◆ WHAT IS REQUIRED ◆
Beginning with the first line below, please repeat the material exactly, ending with the line that includes "(cost) at (15,615)".

◆ EXTRACTED DATA ◆
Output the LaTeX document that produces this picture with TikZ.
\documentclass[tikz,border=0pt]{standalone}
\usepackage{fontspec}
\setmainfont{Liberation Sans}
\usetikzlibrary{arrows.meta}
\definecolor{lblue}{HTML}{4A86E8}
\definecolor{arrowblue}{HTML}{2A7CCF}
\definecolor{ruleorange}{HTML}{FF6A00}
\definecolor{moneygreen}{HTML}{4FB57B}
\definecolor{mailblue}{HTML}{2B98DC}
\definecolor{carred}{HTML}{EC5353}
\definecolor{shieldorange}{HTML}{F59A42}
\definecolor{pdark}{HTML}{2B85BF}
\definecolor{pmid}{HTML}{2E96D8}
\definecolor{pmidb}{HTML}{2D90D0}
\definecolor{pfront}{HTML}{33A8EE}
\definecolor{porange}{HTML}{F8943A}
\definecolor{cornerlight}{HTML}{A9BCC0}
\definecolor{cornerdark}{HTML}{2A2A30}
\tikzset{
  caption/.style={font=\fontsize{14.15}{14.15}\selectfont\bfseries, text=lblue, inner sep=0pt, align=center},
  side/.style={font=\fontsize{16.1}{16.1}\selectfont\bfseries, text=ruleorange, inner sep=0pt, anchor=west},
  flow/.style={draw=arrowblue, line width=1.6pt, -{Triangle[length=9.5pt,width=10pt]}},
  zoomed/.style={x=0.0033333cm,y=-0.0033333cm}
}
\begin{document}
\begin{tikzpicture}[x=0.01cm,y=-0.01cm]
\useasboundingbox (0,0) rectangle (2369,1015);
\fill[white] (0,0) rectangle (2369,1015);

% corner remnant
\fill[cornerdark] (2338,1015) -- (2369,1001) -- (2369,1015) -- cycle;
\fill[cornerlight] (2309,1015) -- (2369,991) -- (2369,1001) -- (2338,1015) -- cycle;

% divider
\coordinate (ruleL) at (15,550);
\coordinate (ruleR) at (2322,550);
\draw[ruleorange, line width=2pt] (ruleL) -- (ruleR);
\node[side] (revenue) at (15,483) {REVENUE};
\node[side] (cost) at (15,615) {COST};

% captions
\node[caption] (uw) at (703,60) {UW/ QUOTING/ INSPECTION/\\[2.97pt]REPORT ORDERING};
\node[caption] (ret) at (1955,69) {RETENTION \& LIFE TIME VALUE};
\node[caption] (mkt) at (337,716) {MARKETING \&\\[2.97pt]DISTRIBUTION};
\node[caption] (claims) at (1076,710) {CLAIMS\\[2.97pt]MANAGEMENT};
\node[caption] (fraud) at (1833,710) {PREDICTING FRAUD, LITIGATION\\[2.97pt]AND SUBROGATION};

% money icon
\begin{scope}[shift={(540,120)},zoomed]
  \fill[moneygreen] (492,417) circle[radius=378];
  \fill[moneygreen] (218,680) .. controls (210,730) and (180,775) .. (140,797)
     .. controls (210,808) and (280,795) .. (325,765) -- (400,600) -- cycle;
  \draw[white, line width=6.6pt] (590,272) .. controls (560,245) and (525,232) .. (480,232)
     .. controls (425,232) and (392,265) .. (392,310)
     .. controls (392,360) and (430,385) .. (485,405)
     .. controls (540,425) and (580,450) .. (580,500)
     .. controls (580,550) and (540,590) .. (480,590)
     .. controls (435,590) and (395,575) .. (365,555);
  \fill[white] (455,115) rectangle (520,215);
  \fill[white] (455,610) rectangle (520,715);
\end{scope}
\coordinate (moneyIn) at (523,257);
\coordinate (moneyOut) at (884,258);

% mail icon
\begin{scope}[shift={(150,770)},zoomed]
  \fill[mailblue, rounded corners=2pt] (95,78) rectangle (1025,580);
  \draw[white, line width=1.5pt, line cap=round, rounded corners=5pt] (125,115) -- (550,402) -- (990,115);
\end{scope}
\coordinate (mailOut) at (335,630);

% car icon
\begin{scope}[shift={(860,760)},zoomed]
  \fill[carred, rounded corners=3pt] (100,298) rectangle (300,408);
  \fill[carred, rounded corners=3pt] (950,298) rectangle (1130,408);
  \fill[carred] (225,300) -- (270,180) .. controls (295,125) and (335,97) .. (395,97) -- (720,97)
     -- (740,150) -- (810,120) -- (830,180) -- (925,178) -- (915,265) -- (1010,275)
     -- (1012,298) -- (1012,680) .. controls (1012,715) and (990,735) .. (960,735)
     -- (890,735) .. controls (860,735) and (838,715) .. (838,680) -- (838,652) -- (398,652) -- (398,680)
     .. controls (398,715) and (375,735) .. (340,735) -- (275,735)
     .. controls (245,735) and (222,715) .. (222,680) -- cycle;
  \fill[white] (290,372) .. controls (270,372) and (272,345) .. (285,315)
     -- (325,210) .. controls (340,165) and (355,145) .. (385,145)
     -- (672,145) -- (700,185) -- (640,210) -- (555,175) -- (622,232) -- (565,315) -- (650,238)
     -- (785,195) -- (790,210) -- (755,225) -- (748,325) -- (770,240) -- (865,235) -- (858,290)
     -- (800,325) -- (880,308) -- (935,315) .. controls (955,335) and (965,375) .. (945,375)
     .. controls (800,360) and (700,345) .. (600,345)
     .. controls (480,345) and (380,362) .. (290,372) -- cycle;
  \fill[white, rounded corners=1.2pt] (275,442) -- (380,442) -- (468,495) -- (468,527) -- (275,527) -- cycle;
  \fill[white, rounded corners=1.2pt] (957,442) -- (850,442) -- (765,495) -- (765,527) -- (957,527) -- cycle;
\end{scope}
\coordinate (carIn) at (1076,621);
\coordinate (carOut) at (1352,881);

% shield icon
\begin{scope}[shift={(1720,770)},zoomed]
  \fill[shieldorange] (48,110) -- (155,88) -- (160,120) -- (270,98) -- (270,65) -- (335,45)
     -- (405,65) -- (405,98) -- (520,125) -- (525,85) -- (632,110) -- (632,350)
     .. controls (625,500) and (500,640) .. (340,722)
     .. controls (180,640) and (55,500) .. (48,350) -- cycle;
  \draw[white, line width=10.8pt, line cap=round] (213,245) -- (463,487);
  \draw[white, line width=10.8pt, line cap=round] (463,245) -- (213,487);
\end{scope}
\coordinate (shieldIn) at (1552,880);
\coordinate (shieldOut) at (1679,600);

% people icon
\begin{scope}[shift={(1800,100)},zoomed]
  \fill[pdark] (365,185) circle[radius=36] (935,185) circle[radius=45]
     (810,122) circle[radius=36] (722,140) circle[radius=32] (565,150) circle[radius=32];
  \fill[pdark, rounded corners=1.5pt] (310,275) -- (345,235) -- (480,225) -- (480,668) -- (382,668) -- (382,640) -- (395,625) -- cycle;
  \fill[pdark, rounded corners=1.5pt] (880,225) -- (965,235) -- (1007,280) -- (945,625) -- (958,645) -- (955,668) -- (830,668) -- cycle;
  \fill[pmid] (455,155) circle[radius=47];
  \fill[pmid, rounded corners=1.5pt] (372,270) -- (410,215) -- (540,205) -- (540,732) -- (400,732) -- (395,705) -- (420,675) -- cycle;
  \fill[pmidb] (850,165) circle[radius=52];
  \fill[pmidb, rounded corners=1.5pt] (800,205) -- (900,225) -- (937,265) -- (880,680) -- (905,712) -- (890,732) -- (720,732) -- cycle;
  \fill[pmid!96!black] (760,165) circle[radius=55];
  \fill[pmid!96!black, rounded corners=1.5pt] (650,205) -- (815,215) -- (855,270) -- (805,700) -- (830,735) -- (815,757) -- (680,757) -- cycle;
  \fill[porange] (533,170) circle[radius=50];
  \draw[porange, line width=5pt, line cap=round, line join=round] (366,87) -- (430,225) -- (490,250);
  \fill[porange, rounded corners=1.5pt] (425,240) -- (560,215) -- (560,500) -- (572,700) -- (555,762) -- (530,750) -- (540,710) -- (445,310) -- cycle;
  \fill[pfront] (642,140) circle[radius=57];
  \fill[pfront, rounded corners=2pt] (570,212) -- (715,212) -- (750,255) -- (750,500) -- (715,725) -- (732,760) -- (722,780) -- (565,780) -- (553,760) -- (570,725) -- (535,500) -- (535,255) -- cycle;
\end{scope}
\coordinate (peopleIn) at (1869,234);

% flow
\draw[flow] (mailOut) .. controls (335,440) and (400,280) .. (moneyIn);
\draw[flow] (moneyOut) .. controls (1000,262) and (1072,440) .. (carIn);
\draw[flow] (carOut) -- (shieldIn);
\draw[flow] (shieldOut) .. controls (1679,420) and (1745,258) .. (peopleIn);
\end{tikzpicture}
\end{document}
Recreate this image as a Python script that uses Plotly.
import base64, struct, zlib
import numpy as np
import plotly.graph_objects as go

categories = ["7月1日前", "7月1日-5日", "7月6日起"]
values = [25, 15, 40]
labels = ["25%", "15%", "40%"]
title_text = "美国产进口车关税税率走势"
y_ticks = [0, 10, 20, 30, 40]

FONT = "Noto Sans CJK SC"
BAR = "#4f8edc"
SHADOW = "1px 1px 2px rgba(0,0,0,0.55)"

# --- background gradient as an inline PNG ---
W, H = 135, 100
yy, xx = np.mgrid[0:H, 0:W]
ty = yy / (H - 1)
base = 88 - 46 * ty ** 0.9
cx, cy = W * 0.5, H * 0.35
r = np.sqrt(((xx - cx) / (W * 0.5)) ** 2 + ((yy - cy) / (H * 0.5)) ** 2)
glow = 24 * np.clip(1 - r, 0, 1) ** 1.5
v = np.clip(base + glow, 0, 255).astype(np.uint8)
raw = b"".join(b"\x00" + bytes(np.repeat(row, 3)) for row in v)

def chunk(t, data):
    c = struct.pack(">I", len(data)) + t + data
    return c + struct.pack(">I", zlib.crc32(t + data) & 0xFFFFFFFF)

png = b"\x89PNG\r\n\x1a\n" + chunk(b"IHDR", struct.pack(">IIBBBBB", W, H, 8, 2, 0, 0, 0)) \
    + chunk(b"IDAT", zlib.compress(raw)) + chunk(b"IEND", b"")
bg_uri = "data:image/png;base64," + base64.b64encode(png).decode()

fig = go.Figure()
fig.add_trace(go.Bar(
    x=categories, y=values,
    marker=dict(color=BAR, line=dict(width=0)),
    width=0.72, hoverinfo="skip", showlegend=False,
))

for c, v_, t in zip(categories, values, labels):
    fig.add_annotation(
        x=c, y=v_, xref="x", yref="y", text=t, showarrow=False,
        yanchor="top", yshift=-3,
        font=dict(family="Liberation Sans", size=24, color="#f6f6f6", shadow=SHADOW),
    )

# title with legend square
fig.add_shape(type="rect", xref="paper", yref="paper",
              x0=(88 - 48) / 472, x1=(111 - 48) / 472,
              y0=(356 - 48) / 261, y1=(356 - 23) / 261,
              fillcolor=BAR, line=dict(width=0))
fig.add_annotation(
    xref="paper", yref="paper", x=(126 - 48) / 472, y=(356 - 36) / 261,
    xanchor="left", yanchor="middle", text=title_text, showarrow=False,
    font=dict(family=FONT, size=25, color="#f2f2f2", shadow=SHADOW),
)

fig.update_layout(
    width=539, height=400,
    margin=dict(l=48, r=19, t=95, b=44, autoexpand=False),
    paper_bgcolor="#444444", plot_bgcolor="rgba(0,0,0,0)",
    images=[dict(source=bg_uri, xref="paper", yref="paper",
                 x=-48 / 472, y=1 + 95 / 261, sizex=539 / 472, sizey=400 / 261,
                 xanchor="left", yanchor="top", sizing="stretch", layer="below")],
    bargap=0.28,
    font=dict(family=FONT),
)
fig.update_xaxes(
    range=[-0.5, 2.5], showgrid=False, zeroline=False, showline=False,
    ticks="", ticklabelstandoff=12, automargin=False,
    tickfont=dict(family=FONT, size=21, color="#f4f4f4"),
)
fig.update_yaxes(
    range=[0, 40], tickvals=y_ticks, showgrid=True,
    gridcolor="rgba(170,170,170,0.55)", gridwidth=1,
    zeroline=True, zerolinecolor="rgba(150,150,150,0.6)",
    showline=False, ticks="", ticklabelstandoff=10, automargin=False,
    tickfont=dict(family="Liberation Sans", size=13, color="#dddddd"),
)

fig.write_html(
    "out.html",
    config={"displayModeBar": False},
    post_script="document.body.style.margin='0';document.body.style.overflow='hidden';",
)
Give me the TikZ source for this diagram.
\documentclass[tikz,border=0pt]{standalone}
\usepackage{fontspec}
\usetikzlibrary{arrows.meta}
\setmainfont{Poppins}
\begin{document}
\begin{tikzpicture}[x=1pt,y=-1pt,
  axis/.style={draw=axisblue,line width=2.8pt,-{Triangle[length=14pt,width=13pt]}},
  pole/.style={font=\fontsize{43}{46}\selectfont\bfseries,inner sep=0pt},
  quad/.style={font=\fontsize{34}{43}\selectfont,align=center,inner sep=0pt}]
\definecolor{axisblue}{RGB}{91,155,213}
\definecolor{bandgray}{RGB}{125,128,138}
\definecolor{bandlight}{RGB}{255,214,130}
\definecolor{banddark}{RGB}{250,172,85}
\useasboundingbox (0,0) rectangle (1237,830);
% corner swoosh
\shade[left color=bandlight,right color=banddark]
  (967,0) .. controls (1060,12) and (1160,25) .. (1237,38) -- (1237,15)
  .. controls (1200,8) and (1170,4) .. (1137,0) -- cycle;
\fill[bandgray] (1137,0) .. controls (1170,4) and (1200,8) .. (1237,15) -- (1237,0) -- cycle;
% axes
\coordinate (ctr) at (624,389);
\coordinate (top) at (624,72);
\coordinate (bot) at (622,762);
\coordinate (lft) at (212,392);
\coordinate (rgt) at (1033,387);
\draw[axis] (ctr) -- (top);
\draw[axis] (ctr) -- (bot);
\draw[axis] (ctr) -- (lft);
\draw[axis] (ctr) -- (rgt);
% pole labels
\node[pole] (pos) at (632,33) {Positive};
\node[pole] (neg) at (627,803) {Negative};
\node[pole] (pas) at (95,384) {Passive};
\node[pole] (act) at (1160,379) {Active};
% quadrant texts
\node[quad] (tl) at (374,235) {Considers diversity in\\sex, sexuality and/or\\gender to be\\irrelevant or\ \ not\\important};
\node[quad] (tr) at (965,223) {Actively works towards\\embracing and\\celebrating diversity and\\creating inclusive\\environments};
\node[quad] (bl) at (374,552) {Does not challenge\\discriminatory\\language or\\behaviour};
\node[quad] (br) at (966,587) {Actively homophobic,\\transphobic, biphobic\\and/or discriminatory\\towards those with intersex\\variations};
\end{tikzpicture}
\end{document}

◆ ANSWER TO THE EXERCISE ◆
Output the LaTeX document that produces this picture with TikZ.
\documentclass[tikz,border=0pt]{standalone}
\usepackage{fontspec}
\setmainfont{Liberation Sans}
\usetikzlibrary{arrows.meta}
\definecolor{lblue}{HTML}{4A86E8}
\definecolor{arrowblue}{HTML}{2A7CCF}
\definecolor{ruleorange}{HTML}{FF6A00}
\definecolor{moneygreen}{HTML}{4FB57B}
\definecolor{mailblue}{HTML}{2B98DC}
\definecolor{carred}{HTML}{EC5353}
\definecolor{shieldorange}{HTML}{F59A42}
\definecolor{pdark}{HTML}{2B85BF}
\definecolor{pmid}{HTML}{2E96D8}
\definecolor{pmidb}{HTML}{2D90D0}
\definecolor{pfront}{HTML}{33A8EE}
\definecolor{porange}{HTML}{F8943A}
\definecolor{cornerlight}{HTML}{A9BCC0}
\definecolor{cornerdark}{HTML}{2A2A30}
\tikzset{
  caption/.style={font=\fontsize{14.15}{14.15}\selectfont\bfseries, text=lblue, inner sep=0pt, align=center},
  side/.style={font=\fontsize{16.1}{16.1}\selectfont\bfseries, text=ruleorange, inner sep=0pt, anchor=west},
  flow/.style={draw=arrowblue, line width=1.6pt, -{Triangle[length=9.5pt,width=10pt]}},
  zoomed/.style={x=0.0033333cm,y=-0.0033333cm}
}
\begin{document}
\begin{tikzpicture}[x=0.01cm,y=-0.01cm]
\useasboundingbox (0,0) rectangle (2369,1015);
\fill[white] (0,0) rectangle (2369,1015);

% corner remnant
\fill[cornerdark] (2338,1015) -- (2369,1001) -- (2369,1015) -- cycle;
\fill[cornerlight] (2309,1015) -- (2369,991) -- (2369,1001) -- (2338,1015) -- cycle;

% divider
\coordinate (ruleL) at (15,550);
\coordinate (ruleR) at (2322,550);
\draw[ruleorange, line width=2pt] (ruleL) -- (ruleR);
\node[side] (revenue) at (15,483) {REVENUE};
\node[side] (cost) at (15,615) {COST};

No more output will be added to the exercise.